The only rule to get aboard this nostalgic trip is no usage of mobile phones for photography. Ironically, the aisle where cameras are positioned, a paper clipping reads: 'No photography please'. If you wish to search for any artefact, the answers are right in front of you — Mohamad Lateef, the man with all the answers.

A small rectangular-shaped paper stuck on a wooden frame advises us to pretend it is 1890. Lateef then takes us through the collections. We sit under warm yellow lights, opposite each other, separated by a wooden table.

In its own timezone

“My father came from Kashmir to the city in the 40s for graduation . After completing his studies, he settled here,” he says. “The North was in turmoil because of the independence movement. Everything and everybody were moving forward fastly. But Madras grew slowly in terms of modernity. Education was given importance. The people were simple. No arrogance. No showoff. They grew at their own pace, and when you do so, you can balance life easily.”

With his knack of spotting antiquated objects, Lateef’s father started the Corner Shop — located in the corner of Mount Road, turning towards the Pattullos Road. He sourced handicrafts, wooden furniture, and some more from across India. “It started as a gift shop to attract the British to the richness of Indian produce,” he says.

Lateef used to frequent the shop since he was a 10-year-old, talking to the visitors and expandinghis knowledge. Chief ministers, governors, sports persons, and actors visited the shop often. “Sachin Tendulkar, Anil Kumble and others from the cricket team stayed at Connemara, and they would walk here,” he recalls. Today, crossing the junction can be a task.

With the knowledge bank he acquired from customers, actors like MGR and Sivaji Ganesan who took him to movie sets, he “changed the system” — the workings of the shop — when he took over. Inspired by Charles Dickens’ novel The Old Curiosity Shop, Lateef named the shop so because the visitors would call it the ‘curiosity shop’.

Lateef is as much a part of the shop’s soul as the treasures it holds. He doesn’t just sell antiques — he shares memories. With the patience of a storyteller and the precision of a historian, he guides curious customers through shelves of telescopes, British tea kettle, fountain pens, pocket watches and knives, currency notes, wooden bangles, rugs, carpets, wall clocks with ceased time, typewriters, first edition books, vinyl records, 1940s advertisements, European jewellery, projectors, bells, compass, radios, postcards and more.

Preserving the past

When asked how he has such a humongous collection, Lateef says, “I have 200-million-year-old crystals and cassettes and CDs. All these are available everywhere and anywhere — on the roads, in the dirt. I preserved them, and they are antique or vintage today.”

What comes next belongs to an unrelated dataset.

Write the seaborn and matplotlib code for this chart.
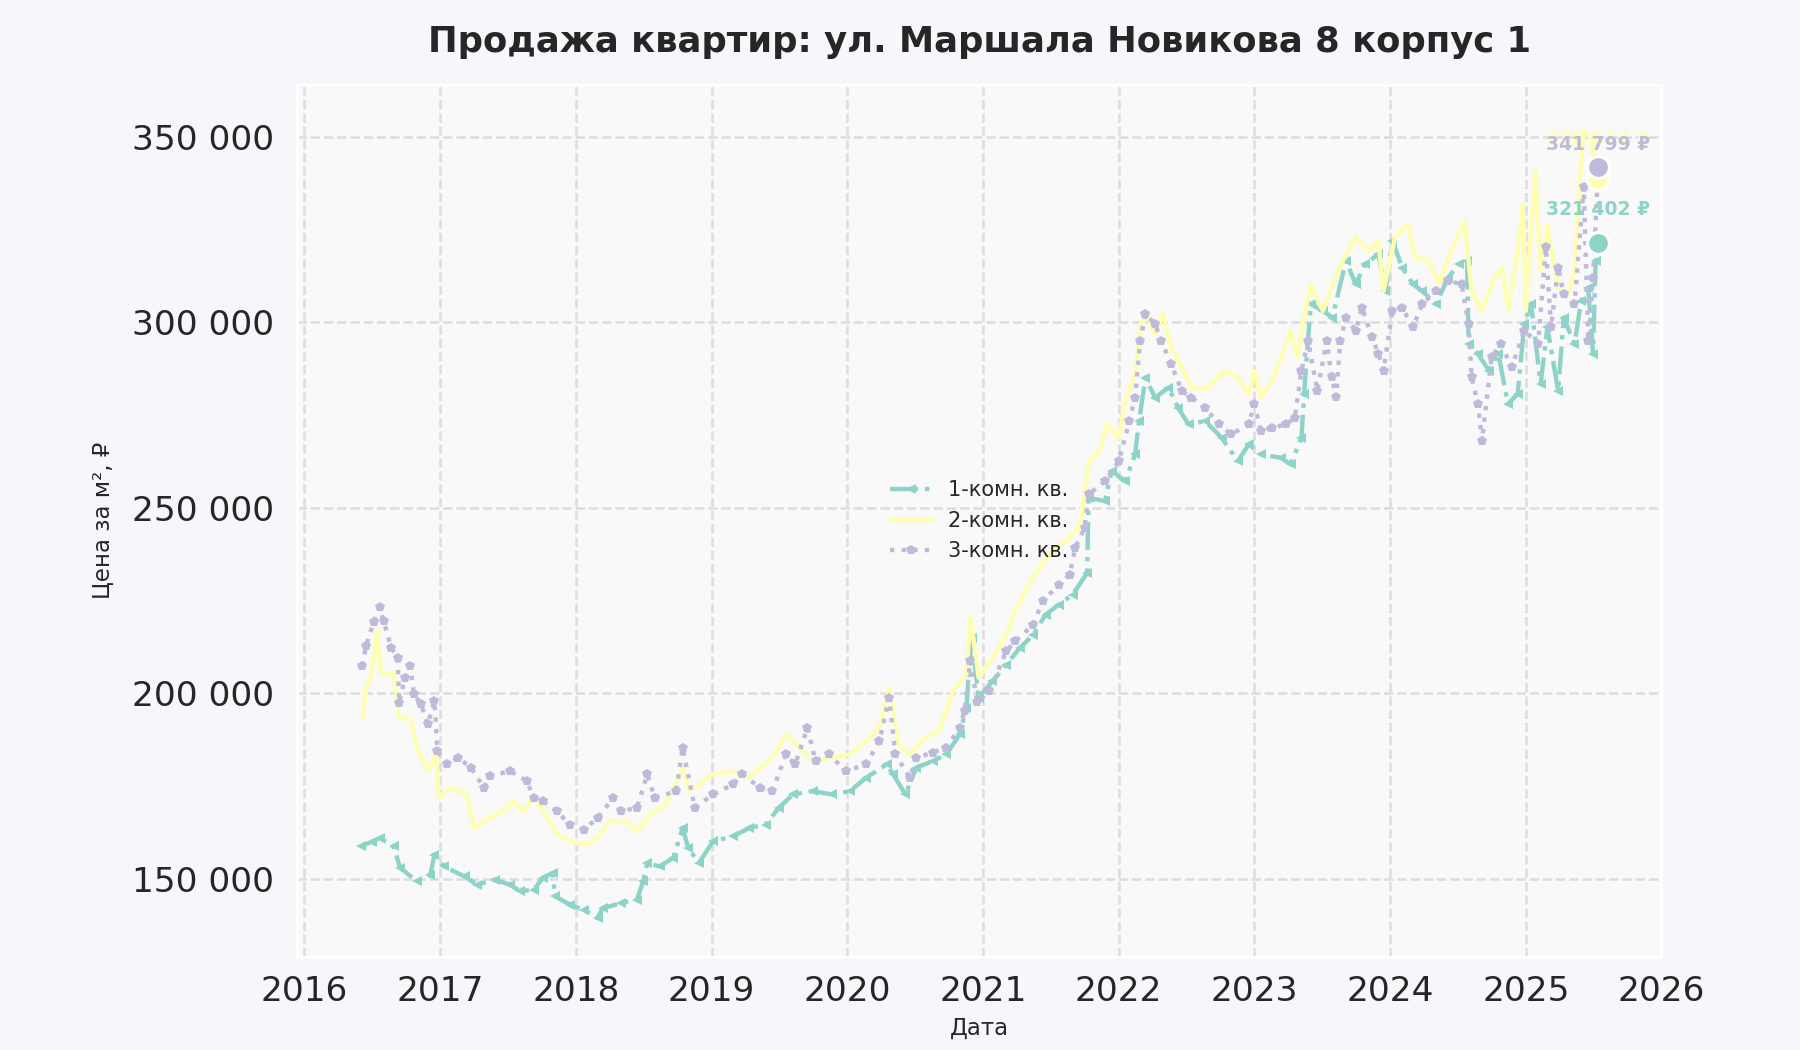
import pandas as pd
import seaborn as sns
import matplotlib.pyplot as plt
from matplotlib.ticker import FuncFormatter

# Step 1: data (price per m2, thousands of rubles)
dates_1k = ['2016-06-01', '2016-07-01', '2016-07-22', '2016-08-28', '2016-09-15', '2016-10-30',
            '2016-12-05', '2016-12-16', '2017-01-10', '2017-03-07', '2017-04-10', '2017-05-27',
            '2017-07-08', '2017-08-03', '2017-09-09', '2017-10-04', '2017-10-30', '2017-11-06',
            '2017-12-16', '2018-01-22', '2018-02-28', '2018-03-14', '2018-05-01', '2018-06-14',
            '2018-07-01', '2018-07-12', '2018-08-14', '2018-09-20', '2018-10-15', '2018-10-30',
            '2018-11-28', '2019-01-05', '2019-02-28', '2019-04-13', '2019-05-27', '2019-07-01',
            '2019-08-08', '2019-10-01', '2019-11-21', '2020-01-08', '2020-02-21', '2020-04-16',
            '2020-05-04', '2020-06-06', '2020-07-05', '2020-08-18', '2020-09-24', '2020-10-30',
            '2020-11-17', '2020-12-01', '2020-12-20', '2021-01-26', '2021-03-04', '2021-04-10',
            '2021-05-16', '2021-06-18', '2021-07-24', '2021-08-30', '2021-10-08', '2021-10-12',
            '2021-11-25', '2021-12-13', '2022-01-19', '2022-02-14', '2022-02-25', '2022-03-14',
            '2022-04-09', '2022-05-15', '2022-06-10', '2022-07-08', '2022-08-22', '2022-10-05',
            '2022-11-18', '2022-12-17', '2023-01-19', '2023-03-14', '2023-04-09', '2023-05-08',
            '2023-05-15', '2023-06-02', '2023-07-05', '2023-07-30', '2023-09-05', '2023-10-01',
            '2023-10-26', '2023-12-01', '2023-12-20', '2024-01-08', '2024-02-03', '2024-03-03',
            '2024-03-28', '2024-05-04', '2024-06-06', '2024-07-05', '2024-07-27', '2024-07-31',
            '2024-08-25', '2024-09-24', '2024-10-19', '2024-11-14', '2024-12-10', '2024-12-28',
            '2025-01-15', '2025-02-10', '2025-02-28', '2025-03-29', '2025-04-13', '2025-05-12',
            '2025-05-30', '2025-06-18', '2025-07-01', '2025-07-08', '2025-07-15']
price_1k = [158.7, 160.0, 161.0, 158.7, 152.9, 149.3,
            151.0, 156.5, 153.3, 150.6, 148.4, 149.7,
            148.4, 146.6, 147.0, 150.2, 151.5, 145.2,
            143.0, 141.6, 139.4, 142.0, 143.4, 144.3,
            149.3, 154.2, 153.3, 155.6, 163.7, 158.3,
            154.2, 160.1, 161.4, 163.7, 164.6, 169.1,
            172.7, 173.6, 172.7, 173.6, 177.2, 180.8,
            178.1, 172.7, 179.9, 181.7, 183.5, 188.9,
            196.1, 215.0, 198.8, 203.2, 207.7, 212.2,
            215.8, 221.2, 223.9, 226.6, 232.4, 252.7,
            251.8, 259.9, 257.2, 264.4, 273.4, 285.1,
            279.7, 282.4, 277.0, 272.5, 273.4, 268.9,
            262.6, 267.1, 264.4, 263.5, 261.7, 268.9,
            280.6, 305.0, 303.1, 301.3, 316.6, 310.3,
            315.7, 318.4, 308.5, 322.0, 314.8, 310.3,
            308.5, 304.9, 312.1, 315.7, 316.6, 294.2,
            291.5, 287.0, 291.5, 278.0, 280.7, 299.6,
            305.0, 283.4, 298.7, 281.6, 301.3, 294.2,
            305.8, 309.4, 291.5, 316.6, 321.402]

dates_2k = ['2016-06-05', '2016-06-15', '2016-06-28', '2016-07-15', '2016-07-25', '2016-08-28',
            '2016-09-12', '2016-10-12', '2016-10-30', '2016-11-28', '2016-12-20', '2016-12-28',
            '2017-01-30', '2017-03-14', '2017-04-01', '2017-05-15', '2017-06-20', '2017-07-16',
            '2017-08-14', '2017-09-09', '2017-10-04', '2017-11-10', '2017-12-28', '2018-01-30',
            '2018-02-28', '2018-04-01', '2018-05-18', '2018-06-14', '2018-07-20', '2018-09-01',
            '2018-10-15', '2018-11-03', '2019-01-05', '2019-02-28', '2019-04-13', '2019-05-12',
            '2019-06-14', '2019-07-20', '2019-08-25', '2019-10-01', '2019-11-21', '2020-01-08',
            '2020-02-21', '2020-03-28', '2020-04-23', '2020-05-18', '2020-06-18', '2020-07-30',
            '2020-09-05', '2020-10-12', '2020-11-17', '2020-11-28', '2020-12-20', '2021-01-26',
            '2021-03-04', '2021-03-28', '2021-05-04', '2021-06-02', '2021-07-05', '2021-08-10',
            '2021-09-16', '2021-10-04', '2021-10-12', '2021-11-10', '2021-12-01', '2022-01-01',
            '2022-01-19', '2022-02-14', '2022-03-04', '2022-03-22', '2022-04-09', '2022-04-30',
            '2022-05-22', '2022-06-20', '2022-07-16', '2022-08-22', '2022-10-12', '2022-11-18',
            '2022-12-17', '2023-01-01', '2023-01-19', '2023-02-18', '2023-03-28', '2023-04-09',
            '2023-04-28', '2023-05-15', '2023-06-02', '2023-06-25', '2023-07-05', '2023-08-18',
            '2023-10-01', '2023-11-06', '2023-12-01', '2023-12-15', '2024-01-15', '2024-02-18',
            '2024-03-10', '2024-04-16', '2024-05-12', '2024-06-18', '2024-07-20', '2024-08-08',
            '2024-09-05', '2024-10-08', '2024-10-30', '2024-11-14', '2024-12-10', '2024-12-24',
            '2025-01-01', '2025-01-26', '2025-02-10', '2025-02-28', '2025-03-29', '2025-04-24',
            '2025-05-12', '2025-05-30', '2025-06-06', '2025-06-25', '2025-07-15']
price_2k = [193.0, 201.5, 204.2, 216.8, 205.6, 205.1,
            193.4, 193.0, 185.3, 179.0, 183.5, 171.8,
            174.5, 172.7, 163.7, 166.4, 168.2, 170.9,
            168.2, 171.8, 168.6, 161.9, 159.6, 159.2,
            161.0, 165.5, 165.5, 162.8, 167.3, 170.0,
            179.9, 173.6, 178.1, 179.0, 177.2, 179.9,
            182.6, 188.9, 185.3, 181.7, 182.6, 183.5,
            187.1, 190.7, 201.5, 186.2, 183.5, 188.0,
            189.8, 200.6, 205.1, 220.5, 204.2, 209.5,
            215.8, 222.1, 229.3, 233.8, 238.3, 241.0,
            244.6, 255.4, 262.6, 265.3, 272.5, 268.9,
            278.8, 286.0, 300.5, 301.4, 296.8, 302.3,
            293.2, 287.8, 282.4, 282.0, 286.9, 285.1,
            280.6, 286.9, 279.7, 284.2, 294.1, 297.7,
            290.5, 301.4, 310.4, 305.0, 303.1, 314.8,
            322.9, 319.3, 322.0, 308.5, 322.9, 326.5,
            317.5, 316.6, 310.3, 320.2, 327.4, 308.5,
            303.1, 312.1, 314.8, 303.1, 319.3, 331.9,
            303.1, 340.8, 313.9, 326.5, 309.4, 307.6,
            313.9, 343.5, 351.6, 349.8, 338.614]

dates_3k = ['2016-06-05', '2016-06-15', '2016-07-05', '2016-07-22', '2016-08-01', '2016-08-22',
            '2016-09-08', '2016-09-12', '2016-09-28', '2016-10-12', '2016-10-22', '2016-11-10',
            '2016-11-28', '2016-12-16', '2016-12-24', '2017-01-18', '2017-02-18', '2017-03-25',
            '2017-04-28', '2017-05-15', '2017-07-08', '2017-08-22', '2017-09-09', '2017-10-04',
            '2017-11-10', '2017-12-16', '2018-01-22', '2018-02-28', '2018-04-12', '2018-05-01',
            '2018-06-14', '2018-07-12', '2018-08-01', '2018-09-28', '2018-10-15', '2018-11-17',
            '2019-01-05', '2019-02-28', '2019-03-25', '2019-05-12', '2019-06-14', '2019-07-20',
            '2019-08-14', '2019-09-16', '2019-10-08', '2019-11-14', '2019-12-28', '2020-02-21',
            '2020-03-28', '2020-04-23', '2020-05-10', '2020-06-18', '2020-07-05', '2020-08-18',
            '2020-09-24', '2020-10-30', '2020-11-12', '2020-11-28', '2020-12-16', '2021-01-18',
            '2021-03-04', '2021-03-28', '2021-05-16', '2021-06-10', '2021-07-24', '2021-08-22',
            '2021-09-06', '2021-10-01', '2021-10-12', '2021-11-25', '2022-01-01', '2022-01-30',
            '2022-02-14', '2022-02-28', '2022-03-14', '2022-04-09', '2022-04-26', '2022-05-22',
            '2022-06-20', '2022-07-16', '2022-08-22', '2022-09-28', '2022-10-30', '2022-12-17',
            '2023-01-01', '2023-01-19', '2023-02-18', '2023-03-28', '2023-04-20', '2023-05-08',
            '2023-05-26', '2023-06-20', '2023-07-15', '2023-07-28', '2023-08-10', '2023-08-20',
            '2023-09-05', '2023-10-01', '2023-10-18', '2023-11-14', '2023-12-01', '2023-12-15',
            '2024-01-08', '2024-02-03', '2024-03-03', '2024-03-28', '2024-05-04', '2024-06-06',
            '2024-07-12', '2024-07-31', '2024-08-08', '2024-08-25', '2024-09-05', '2024-10-01',
            '2024-10-26', '2024-11-24', '2024-12-28', '2025-02-03', '2025-02-24', '2025-03-10',
            '2025-03-29', '2025-04-13', '2025-05-12', '2025-06-06', '2025-06-18', '2025-07-01',
            '2025-07-15']
price_3k = [207.4, 212.8, 219.1, 223.2, 219.5, 212.3,
            209.6, 197.5, 204.2, 207.4, 199.7, 197.0,
            191.6, 197.9, 184.4, 180.8, 182.6, 179.9,
            174.5, 177.7, 179.0, 176.3, 171.8, 170.9,
            168.2, 164.6, 163.2, 166.4, 171.8, 168.2,
            169.1, 178.1, 171.8, 173.6, 185.3, 169.1,
            172.7, 175.4, 178.1, 174.5, 173.6, 183.5,
            180.8, 190.7, 181.7, 183.5, 179.0, 180.8,
            187.1, 198.8, 183.5, 177.2, 182.6, 184.0,
            185.3, 190.7, 195.2, 208.7, 197.7, 200.5,
            211.3, 214.0, 218.5, 224.8, 229.3, 232.0,
            239.2, 244.6, 253.6, 257.2, 262.6, 273.4,
            279.7, 295.0, 302.3, 299.5, 295.0, 288.7,
            281.5, 279.7, 277.0, 272.5, 269.8, 272.5,
            277.9, 270.7, 271.6, 272.5, 274.3, 286.9,
            295.0, 281.5, 295.1, 285.2, 279.8, 295.1,
            301.3, 297.8, 304.0, 296.0, 291.5, 287.0,
            303.1, 304.0, 298.7, 304.9, 308.5, 311.2,
            310.3, 299.6, 285.2, 278.0, 268.1, 290.6,
            294.2, 287.9, 297.8, 294.2, 320.2, 298.7,
            314.8, 307.6, 304.9, 336.4, 295.1, 312.1,
            341.799]

labels = ['1-комн. кв.', '2-комн. кв.', '3-комн. кв.']
colors = ['#8dd3c7', '#ffffb3', '#bebada']

series = []
for dates, prices, name in zip([dates_1k, dates_2k, dates_3k], [price_1k, price_2k, price_3k], labels):
    df = pd.DataFrame({'Дата': pd.to_datetime(dates), 'Цена': [p * 1000 for p in prices]})
    df['Тип'] = name
    series.append(df)

# Step 2: style
sns.set_theme(style='whitegrid')
plt.rcParams['font.family'] = ['DejaVu Sans']

fig, ax = plt.subplots(figsize=(12, 7), dpi=150)
fig.patch.set_facecolor('#f5f7fa')
ax.set_facecolor('#f9f9f9')
fig.subplots_adjust(left=0.165, right=0.923, top=0.919, bottom=0.089)

line_styles = ['-.', '-', ':']
markers = ['<', None, 'p']
text_offsets = [16, 19, 11]

# Step 3: draw the lines, end dots and labels
for df, color, ls, mk, off in zip(series, colors, line_styles, markers, text_offsets):
    name = df['Тип'].iloc[0]
    sns.lineplot(data=df, x='Дата', y='Цена', ax=ax, color=color, linestyle=ls,
                 marker=mk, markersize=5, markeredgewidth=0, linewidth=2.1, label=name)
    last = df.iloc[-1]
    ax.scatter([last['Дата']], [last['Цена']], s=110, color=color, edgecolor='white',
               linewidth=1.5, zorder=5)
    ax.annotate(f"{last['Цена']:,.0f}".replace(',', ' ') + ' ₽',
                (last['Дата'], last['Цена']), xytext=(0, off), textcoords='offset points',
                ha='center', va='center', fontsize=9, fontweight='bold', color=color, zorder=6)

# Step 4: axes, ticks, grid
ax.set_xlim(pd.Timestamp('2015-12-12'), pd.Timestamp('2026-01-01'))
ax.set_ylim(129000, 364000)
ax.set_yticks([150000, 200000, 250000, 300000, 350000])
ax.yaxis.set_major_formatter(FuncFormatter(lambda v, p: f'{v:,.0f}'.replace(',', ' ')))
ax.set_xticks(pd.to_datetime([f'{y}-01-01' for y in range(2016, 2027)]))
ax.set_xticklabels([str(y) for y in range(2016, 2027)])
ax.tick_params(axis='both', labelsize=16.5, colors='#262626', length=0)
ax.tick_params(axis='y', pad=11)
ax.tick_params(axis='x', pad=9)
ax.grid(True, linestyle='--', color='#dddddd', linewidth=1.2)
for s in ax.spines.values():
    s.set_color('white')
    s.set_linewidth(1.5)

ax.set_title('Продажа квартир: ул. Маршала Новикова 8 корпус 1', fontsize=17,
             fontweight='bold', color='#262626', pad=16)
ax.set_xlabel('Дата', fontsize=11, color='#262626', labelpad=4)
ax.set_ylabel('Цена за м², ₽', fontsize=11, color='#262626', labelpad=8)

leg = ax.legend(loc='center', frameon=False, fontsize=10)
for t in leg.get_texts():
    t.set_color('#262626')

# Step 5: save
plt.savefig('out.png', dpi=150, facecolor=fig.get_facecolor())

Lateef is on a mission to promote postcards and to attract more customers from schools. “Curiosity leads school-going girls and boys to this shop. They come here, touch things, and think of the person who used it earlier. I want to understand their minds and increase my knowledge,” he says.

He dusts the antiques himself because for him, his shop is his ‘Aalayam’, his temple. “I will do justice to my existence by taking this shop and its stock to many. This shop is like a magnet. It calls you back,” comments Lateef, and I couldn’t agree more.

After spending three hours listening to Lateef about his collections, as I stepped out to the hum of Mount Road, the sounds of horns returned to my ears, but something had shifted. My mind remained wrapped in the musty scent of old wood, antiques, and stories in the weight of once-prized possession. The feeling of holding a piece of the past in your hand is a physical reminder of lives lived, passed time, and the beauty in preservation was incredibly grounding. As Lateef says, “History cannot be dismantled. One cannot disassociate from history. It can be momentarily taken away to join the rat race, but history cannot leave you. Because history is a treasure that opens up perspectives.” He advises his customers to create history with themselves so that they are happy tomorrow.

As I stepped out to the rhythmic chime sound, once again, I realised this wasn’t the last time I was here. The store had succeeded. It would pull me back again, like a wonderful story, a familiar perfume, a comfort place.